Their joint stewardship – Buffett is the chairman of Berkshire Hathaway, Munger was his vice-chairman and 2IC – has generated untold wealth.

Buffett never failed to position his ‘strong right arm’ as the man who made things happen, whenever he could to the media.

Maybe that’s part of the point. Humility and inclusiveness are the breadcrumbs a good leader makes sure to leave where they can best be found.

“I knew after I met Charlie, after a few minutes in the restaurant, I knew that this guy’s going to be in my life forever.

“(I knew) we were gonna have fun together, we were gonna make money together, we were gonna get ideas from each other and we were both going to behave better than if we didn’t know each other…”

                            – Warren Buffett on Charlie Munger  (CNBC, June 30, 2021)

The Wall Street Journal this morning wrote:

“In public, especially in front of the tens of thousands of attendees at Berkshire’s annual meetings, Munger deferred to Buffett, letting the company’s chairman hog the microphone and the limelight.

Munger routinely cracked up the crowd by croaking, “I have nothing to add.””

A lawyer by training, Munger was a lifelong partner at the firm of Munger, Tolles & Olson in Los Angeles.

He remained a director on the board of Costco and chairman of the Daily Journal, a newspaper and investment company.


A friendship in leadership

It was reportedly a different dance when the cameras were away, when Buffett openly looked to Munger’s guidance and judgment when making the decisions that would amount to the billions that make up Berkshire’s portfolio.

Buffett said it was Munger who initiated Berkshire’s play into the Chinese car and battery maker, BYD – still among the company’s most lucrative investments – worth circa US$6 billion in early 2021.

A x25 return.

So a great deal has been made and written and studied about the way the two nonagenarian’s go about their work, but I always thought more should be made of their friendship.

Buffett never failed to take an opportunity to flex his ‘strong right arm’ to friends, shareholders and media.

They shared an old-school commitment to humility and inclusiveness – the breadcrumbs of leadership left where best they can be followed by the people that choose to.

Like Buffett, Munger took home an annual salary of $100k for more than 25 years and like Buffett, he lived in the same house for over 60 years.

Munger’s piece of Berkshire ensured he was a wealthy man.

His stake – circa US$2 billion.

Yet Munger was just as admiring of his senior partner and younger friend.

“It’s better to associate with people that are better than you”

… is what Buffett said of Munger on a CNBC interview from 2021 (not the one above).

When asked what the two admire about each other, Munger said the fact he and Buffett share a sense of humour.

Earlier in the above IV, Munger said they hit it off over that 1959 meal due to a common, immediately recognisable irreverence – in a very serious world, they just didn’t take themselves, or others, very seriously.

Anyway. Sometimes people with a shared passion just click. And sometimes that click changes the world of business.

Rarely.
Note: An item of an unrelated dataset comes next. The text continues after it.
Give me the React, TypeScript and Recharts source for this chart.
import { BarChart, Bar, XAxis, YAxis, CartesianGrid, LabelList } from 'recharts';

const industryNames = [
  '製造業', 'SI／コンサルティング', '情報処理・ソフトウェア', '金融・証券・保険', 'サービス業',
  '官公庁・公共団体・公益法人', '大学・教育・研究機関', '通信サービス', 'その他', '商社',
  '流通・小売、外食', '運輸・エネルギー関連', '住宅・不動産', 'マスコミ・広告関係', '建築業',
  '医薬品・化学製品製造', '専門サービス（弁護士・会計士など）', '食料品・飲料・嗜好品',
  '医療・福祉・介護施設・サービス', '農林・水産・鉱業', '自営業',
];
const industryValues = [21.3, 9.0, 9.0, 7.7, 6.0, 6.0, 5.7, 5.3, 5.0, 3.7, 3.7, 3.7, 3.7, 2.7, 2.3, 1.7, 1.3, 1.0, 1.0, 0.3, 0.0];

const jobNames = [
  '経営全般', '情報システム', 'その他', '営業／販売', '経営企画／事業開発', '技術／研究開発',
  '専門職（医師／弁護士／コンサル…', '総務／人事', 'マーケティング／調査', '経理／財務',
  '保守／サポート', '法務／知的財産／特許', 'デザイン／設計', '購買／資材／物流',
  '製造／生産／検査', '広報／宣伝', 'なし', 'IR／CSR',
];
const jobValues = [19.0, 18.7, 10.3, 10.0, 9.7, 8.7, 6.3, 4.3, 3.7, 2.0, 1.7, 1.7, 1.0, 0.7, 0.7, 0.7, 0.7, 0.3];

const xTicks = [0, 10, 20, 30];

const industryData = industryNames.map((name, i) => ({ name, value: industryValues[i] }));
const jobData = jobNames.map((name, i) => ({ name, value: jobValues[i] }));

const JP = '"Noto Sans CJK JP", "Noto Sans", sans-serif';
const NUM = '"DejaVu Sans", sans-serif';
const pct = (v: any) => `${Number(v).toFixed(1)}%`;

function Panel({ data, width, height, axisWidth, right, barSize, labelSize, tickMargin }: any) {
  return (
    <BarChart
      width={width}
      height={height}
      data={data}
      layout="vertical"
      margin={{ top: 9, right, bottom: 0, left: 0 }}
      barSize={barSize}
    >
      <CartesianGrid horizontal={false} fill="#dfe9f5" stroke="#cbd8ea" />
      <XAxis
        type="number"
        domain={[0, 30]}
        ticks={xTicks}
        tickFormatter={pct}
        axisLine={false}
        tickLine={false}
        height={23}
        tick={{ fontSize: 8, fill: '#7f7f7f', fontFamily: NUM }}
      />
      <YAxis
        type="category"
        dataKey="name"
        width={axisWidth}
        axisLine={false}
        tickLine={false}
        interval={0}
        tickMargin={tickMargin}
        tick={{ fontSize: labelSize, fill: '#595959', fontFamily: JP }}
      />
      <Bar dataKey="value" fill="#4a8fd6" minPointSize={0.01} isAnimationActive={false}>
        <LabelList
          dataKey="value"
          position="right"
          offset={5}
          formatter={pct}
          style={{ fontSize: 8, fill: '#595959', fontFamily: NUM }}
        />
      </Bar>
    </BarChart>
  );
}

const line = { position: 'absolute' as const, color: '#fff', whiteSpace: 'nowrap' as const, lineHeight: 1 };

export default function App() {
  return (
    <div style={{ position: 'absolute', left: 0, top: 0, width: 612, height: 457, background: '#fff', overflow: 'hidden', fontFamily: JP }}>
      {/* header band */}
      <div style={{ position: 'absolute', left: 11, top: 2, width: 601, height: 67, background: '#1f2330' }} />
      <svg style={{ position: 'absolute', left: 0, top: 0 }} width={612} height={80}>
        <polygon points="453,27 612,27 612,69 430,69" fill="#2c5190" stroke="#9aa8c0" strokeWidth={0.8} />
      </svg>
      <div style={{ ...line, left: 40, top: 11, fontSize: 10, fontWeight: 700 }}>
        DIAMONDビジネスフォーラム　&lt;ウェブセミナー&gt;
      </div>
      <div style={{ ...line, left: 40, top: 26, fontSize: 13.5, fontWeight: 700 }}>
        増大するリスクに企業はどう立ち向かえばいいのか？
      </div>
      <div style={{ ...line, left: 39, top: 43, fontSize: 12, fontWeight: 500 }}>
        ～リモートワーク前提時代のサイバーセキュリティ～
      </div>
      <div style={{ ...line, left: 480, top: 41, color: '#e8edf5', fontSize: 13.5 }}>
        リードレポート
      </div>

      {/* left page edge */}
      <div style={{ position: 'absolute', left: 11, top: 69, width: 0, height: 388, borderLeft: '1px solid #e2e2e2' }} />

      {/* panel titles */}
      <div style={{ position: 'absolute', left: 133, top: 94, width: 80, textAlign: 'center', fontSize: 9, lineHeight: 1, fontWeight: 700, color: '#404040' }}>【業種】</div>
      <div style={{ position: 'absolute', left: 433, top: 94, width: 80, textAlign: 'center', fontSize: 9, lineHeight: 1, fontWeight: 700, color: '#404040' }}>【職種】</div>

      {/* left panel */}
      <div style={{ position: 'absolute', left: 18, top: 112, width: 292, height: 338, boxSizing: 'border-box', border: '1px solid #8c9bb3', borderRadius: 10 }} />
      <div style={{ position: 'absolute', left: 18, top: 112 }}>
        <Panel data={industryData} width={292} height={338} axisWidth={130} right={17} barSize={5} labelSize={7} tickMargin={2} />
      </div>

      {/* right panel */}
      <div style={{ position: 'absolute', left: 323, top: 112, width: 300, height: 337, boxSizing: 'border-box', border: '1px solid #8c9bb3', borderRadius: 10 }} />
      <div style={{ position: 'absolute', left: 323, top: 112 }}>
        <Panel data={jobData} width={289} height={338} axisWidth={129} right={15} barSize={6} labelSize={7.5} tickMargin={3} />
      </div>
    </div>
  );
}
But these two were the exception which makes the rule.


‘A bullet-pointed love letter to the wisdom of a cherished ally’
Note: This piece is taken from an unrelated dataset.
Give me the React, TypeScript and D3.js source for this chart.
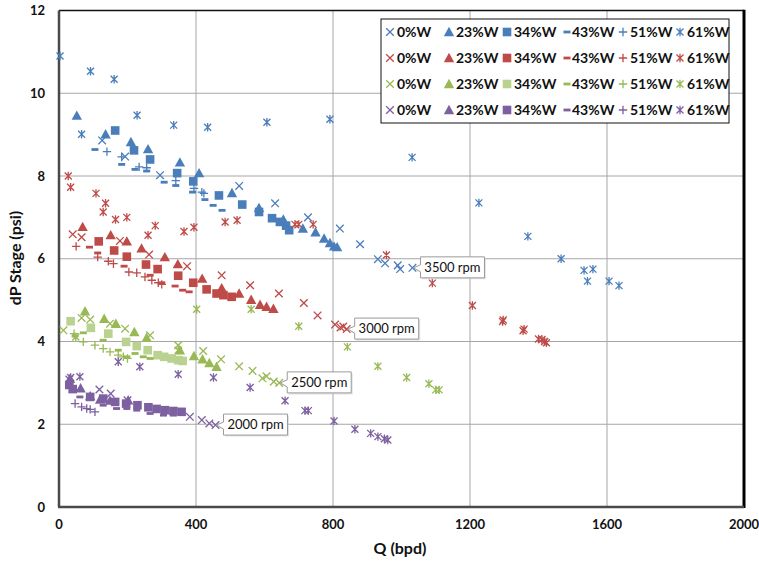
import React from 'react';
import * as d3 from 'd3';

// ---------- DATA (Q in bpd, dP in psi) ----------
const rpmLabels = ['3500 rpm', '3000 rpm', '2500 rpm', '2000 rpm'];
const waterCuts = ['0%W', '23%W', '34%W', '43%W', '51%W', '61%W'];

// 3500 rpm
const r3500_w0 = [[126,8.86],[193,8.47],[295,8.02],[526,7.76],[631,7.34],[727,7.0],[820,6.73],[879,6.35],[931,5.99],[952,5.89],[989,5.84],[996,5.75],[1032,5.78]];
const r3500_w23 = [[52,9.46],[136,9.01],[210,8.82],[260,8.65],[353,8.33],[409,8.07],[505,7.59],[584,7.23],[655,6.95],[712,6.73],[749,6.64],[774,6.49],[791,6.38],[803,6.3],[812,6.28]];
const r3500_w34 = [[164,9.1],[219,8.62],[266,8.4],[345,8.07],[392,7.87],[467,7.53],[535,7.31],[584,7.13],[622,6.98],[645,6.89],[663,6.8],[672,6.69]];
const r3500_w43 = [[105,8.64],[183,8.28],[222,8.16],[256,8.12],[307,7.85],[341,7.77],[390,7.61],[426,7.43],[450,7.29],[476,7.17]];
const r3500_w51 = [[140,8.59],[183,8.46],[234,8.22],[256,8.2],[341,7.89],[394,7.7],[417,7.61],[423,7.58]];
const r3500_w61 = [[3,10.9],[92,10.53],[161,10.34],[66,9.01],[228,9.47],[335,9.23],[434,9.18],[607,9.3],[791,9.37],[1031,8.45],[1226,7.35],[1369,6.54],[1466,6.0],[1533,5.72],[1559,5.75],[1543,5.46],[1606,5.46],[1635,5.35]];

// 3000 rpm
const r3000_w0 = [[40,6.59],[66,6.52],[178,6.43],[263,6.1],[374,5.82],[475,5.6],[558,5.36],[642,5.16],[715,4.93],[755,4.63],[806,4.41],[822,4.34],[830,4.36],[840,4.3]];
const r3000_w23 = [[69,6.77],[151,6.57],[198,6.42],[241,6.25],[309,6.04],[347,5.87],[418,5.52],[475,5.29],[526,5.16],[561,5.01],[587,4.89],[606,4.84],[626,4.79]];
const r3000_w34 = [[116,6.42],[161,6.2],[198,6.05],[254,5.86],[288,5.75],[348,5.59],[392,5.42],[431,5.26],[460,5.16],[480,5.12],[504,5.08]];
const r3000_w43 = [[89,6.28],[113,6.14],[190,5.82],[266,5.6],[300,5.42],[339,5.34],[361,5.24],[380,5.2]];
const r3000_w51 = [[50,6.3],[113,6.04],[144,5.94],[159,5.88],[204,5.68],[227,5.66],[251,5.56],[271,5.48],[290,5.42],[300,5.38]];
const r3000_w61 = [[27,8.0],[34,7.73],[108,7.58],[136,7.34],[129,7.13],[165,6.95],[198,7.0],[281,6.8],[260,6.57],[365,6.66],[394,6.76],[485,6.89],[520,6.93],[689,6.83],[700,6.83],[742,6.83],[956,6.09],[1090,5.41],[1207,4.87],[1295,4.48],[1297,4.52],[1355,4.26],[1358,4.3],[1400,4.06],[1410,4.05],[1418,4.0],[1423,3.97]];

// 2500 rpm
const r2500_w0 = [[13,4.27],[66,4.57],[91,4.53],[149,4.43],[193,4.31],[266,4.15],[348,3.91],[421,3.77],[473,3.57],[526,3.4],[565,3.29],[594,3.11],[606,3.16],[627,3.03],[643,3.0]];
const r2500_w23 = [[76,4.73],[132,4.55],[166,4.43],[220,4.23],[256,4.09],[353,3.79],[394,3.65],[419,3.57],[439,3.48],[460,3.39]];
const r2500_w34 = [[34,4.49],[93,4.33],[144,4.19],[196,3.99],[227,3.89],[259,3.79],[288,3.67],[307,3.63],[329,3.59],[348,3.55],[361,3.53]];
const r2500_w43 = [[47,4.13],[71,4.21],[129,4.03],[173,3.79],[198,3.63],[222,3.71],[246,3.63],[266,3.59]];
const r2500_w51 = [[44,4.19],[71,3.99],[105,3.91],[129,3.83],[149,3.75],[173,3.67],[188,3.63],[200,3.59]];
const r2500_w61 = [[49,4.11],[348,3.79],[402,4.78],[561,4.78],[700,4.37],[842,3.87],[931,3.4],[1015,3.13],[1080,2.98],[1100,2.83],[1110,2.83]];

// 2000 rpm
const r2000_w0 = [[30,3.08],[118,2.84],[151,2.74],[200,2.58],[382,2.18],[417,2.1],[439,2.02],[457,1.98]];
const r2000_w23 = [[32,3.1],[63,2.87],[91,2.68],[120,2.6],[149,2.57],[202,2.58]];
const r2000_w34 = [[30,2.95],[40,2.85],[91,2.66],[129,2.62],[164,2.54],[196,2.5],[229,2.46],[261,2.41],[285,2.37],[309,2.34],[334,2.32],[358,2.3]];
const r2000_w43 = [[61,2.66],[129,2.46],[168,2.38],[198,2.38],[227,2.34],[266,2.26],[305,2.22],[334,2.22]];
const r2000_w51 = [[47,2.5],[66,2.42],[81,2.38],[91,2.36],[105,2.3]];
const r2000_w61 = [[34,3.13],[61,3.15],[173,3.51],[236,3.39],[348,3.21],[451,3.13],[558,2.89],[660,2.57],[718,2.33],[728,2.33],[803,2.08],[864,1.88],[910,1.78],[931,1.7],[950,1.65],[960,1.62]];

// callout anchor points (Q, dP)
const calloutQ = [1032, 840, 643, 457];
const calloutDP = [5.78, 4.3, 3.0, 1.98];

const xTicks = [0, 400, 800, 1200, 1600, 2000];
const yTicks = [0, 2, 4, 6, 8, 10, 12];

const groups = [
  [r3500_w0, r3500_w23, r3500_w34, r3500_w43, r3500_w51, r3500_w61],
  [r3000_w0, r3000_w23, r3000_w34, r3000_w43, r3000_w51, r3000_w61],
  [r2500_w0, r2500_w23, r2500_w34, r2500_w43, r2500_w51, r2500_w61],
  [r2000_w0, r2000_w23, r2000_w34, r2000_w43, r2000_w51, r2000_w61],
];

const baseColors = ['#4A7EBB', '#BE4B48', '#98B954', '#7D60A0'];
const squareColors = ['#4A7EBB', '#BE4B48', '#B9D28F', '#7D60A0'];

const FONT = 'Lato, "Open Sans", sans-serif';

function Marker({ type, x, y, color }: { type: number; x: number; y: number; color: string }) {
  const sw = 1.3;
  switch (type) {
    case 0: {
      const h = 3.8;
      return <path d={`M${x - h},${y - h}L${x + h},${y + h}M${x - h},${y + h}L${x + h},${y - h}`} stroke={color} strokeWidth={sw} fill="none" />;
    }
    case 1: {
      return <path d={`M${x},${y - 5.2}L${x + 5.2},${y + 4.2}L${x - 5.2},${y + 4.2}Z`} fill={color} />;
    }
    case 2:
      return <rect x={x - 4.3} y={y - 4.3} width={8.6} height={8.6} fill={color} />;
    case 3:
      return <rect x={x - 3.5} y={y - 1.4} width={7} height={2.8} fill={color} />;
    case 4: {
      const h = 4.2;
      return <path d={`M${x - h},${y}L${x + h},${y}M${x},${y - h}L${x},${y + h}`} stroke={color} strokeWidth={sw} fill="none" />;
    }
    default: {
      const h = 3.5;
      return <path d={`M${x - h},${y - h}L${x + h},${y + h}M${x - h},${y + h}L${x + h},${y - h}M${x},${y - 4.2}L${x},${y + 4.2}`} stroke={color} strokeWidth={sw} fill="none" />;
    }
  }
}

export default function App() {
  const W = 759, H = 563;
  const x = d3.scaleLinear().domain([0, 2000]).range([59, 744]);
  const y = d3.scaleLinear().domain([0, 12]).range([507, 10.5]);
  const colorOf = (g: number, t: number) => (t === 2 ? squareColors[g] : baseColors[g]);

  const legendX0 = 390, legendColW = [0, 59, 117, 177, 233, 290];
  const legendY0 = 32, legendRowH = 26;

  return (
    <svg width={W} height={H} style={{ position: 'absolute', left: 0, top: 0, background: '#fff' }}>
      {/* gridlines */}
      {yTicks.map((t) => (
        <line key={'gy' + t} x1={x(0)} x2={x(2000)} y1={y(t)} y2={y(t)} stroke="#a6a6a6" strokeWidth={1} />
      ))}
      {xTicks.map((t) => (
        <line key={'gx' + t} x1={x(t)} x2={x(t)} y1={y(0)} y2={y(12)} stroke="#a6a6a6" strokeWidth={1} />
      ))}
      {/* frame */}
      <line x1={x(0)} x2={x(2000)} y1={y(12)} y2={y(12)} stroke="#111" strokeWidth={1.5} />
      <line x1={x(2000)} x2={x(2000)} y1={y(12) - 0.7} y2={y(0) + 1} stroke="#000" strokeWidth={3} />
      <line x1={x(0)} x2={x(0)} y1={y(12)} y2={y(0)} stroke="#4a4a4a" strokeWidth={2.5} />
      <line x1={x(0) - 1} x2={x(2000)} y1={y(0)} y2={y(0)} stroke="#4a4a4a" strokeWidth={2.5} />

      {/* tick labels */}
      {yTicks.map((t) => (
        <text key={'ty' + t} x={45} y={y(t) + 4.5} textAnchor="end" fontFamily={FONT} fontWeight={700} fontSize={13} fill="#111">{t}</text>
      ))}
      {xTicks.map((t) => (
        <text key={'tx' + t} x={x(t)} y={529} textAnchor="middle" fontFamily={FONT} fontWeight={700} fontSize={13} fill="#111">{t}</text>
      ))}
      <text x={400} y={554} textAnchor="middle" fontFamily={FONT} fontWeight={700} fontSize={16} fill="#111">Q (bpd)</text>
      <text transform={`translate(21,${258}) rotate(-90)`} textAnchor="middle" fontFamily={FONT} fontWeight={700} fontSize={16} fill="#111">dP Stage (psi)</text>

      {/* points */}
      {groups.map((series, g) =>
        series.map((pts, t) =>
          pts.map((p, i) => <Marker key={`${g}-${t}-${i}`} type={t} x={x(p[0])} y={y(p[1])} color={colorOf(g, t)} />)
        )
      )}

      {/* callouts */}
      {rpmLabels.map((lab, i) => {
        const px = x(calloutQ[i]) + 1, py = y(calloutDP[i]);
        const bx = px + 7, by = py - 11, bw = 64, bh = 21;
        const d = `M${bx},${by}H${bx + bw}V${by + bh}H${bx}V${py + 4}L${px},${py}L${bx},${py - 3}Z`;
        return (
          <g key={lab}>
            <path d={d} transform="translate(1.5,1.5)" fill="#d0d0d0" opacity={0.6} />
            <path d={d} fill="#fff" stroke="#9a9a9a" strokeWidth={1} />
            <text x={bx + bw / 2} y={by + 15} textAnchor="middle" fontFamily={FONT} fontSize={13} fill="#111">{lab}</text>
          </g>
        );
      })}

      {/* legend */}
      <rect x={381} y={19} width={348} height={104} fill="#fff" stroke="#111" strokeWidth={1} />
      {groups.map((_, g) =>
        waterCuts.map((wc, t) => {
          const mx = legendX0 + legendColW[t];
          const my = legendY0 + g * legendRowH;
          return (
            <g key={`lg-${g}-${t}`}>
              <Marker type={t} x={mx} y={my} color={colorOf(g, t)} />
              <text x={mx + (t === 3 ? 5 : 7)} y={my + 5} fontFamily={FONT} fontWeight={700} fontSize={14} fill="#111">{wc}</text>
            </g>
          );
        })
      )}
    </svg>
  );
}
“Charlie and I think pretty much alike. But what it takes me a page to explain, he sums up in a sentence,” Buffett wrote in February this year, in his annual letter to shareholders.

He made much over his choices, paused on some of his philosophies and even spent a few pars defending (or explaining) his program of stock buybacks.

But in that February version of his traditional missive, Buffett dwelt for a moment on Munger’s thinking and in doing so shared a bullet pointed love letter to the wisdom of a cherished ally.

Buffett wrote:

Nothing Beats Having a Great Partner

… Charlie and I think pretty much alike. But what it takes me a page to explain, he sums up in a sentence. His version, moreover, is always more clearly reasoned and also more artfully – some might add bluntly – stated.”

Buffett then picked through some of Charlie’s thoughts he’d just listened to in a podcast, and wrote them out for shareholders,  thusly:


Via Berkshire Hathaway


And so it goes, Buffett continued:

“I never have a phone call with Charlie without learning something. And, while he makes me think, he also makes me laugh.

“But I will add to Charlie’s list a rule of my own: Find a very smart high-grade partner – preferably slightly older than you – and then listen very carefully to what he says.”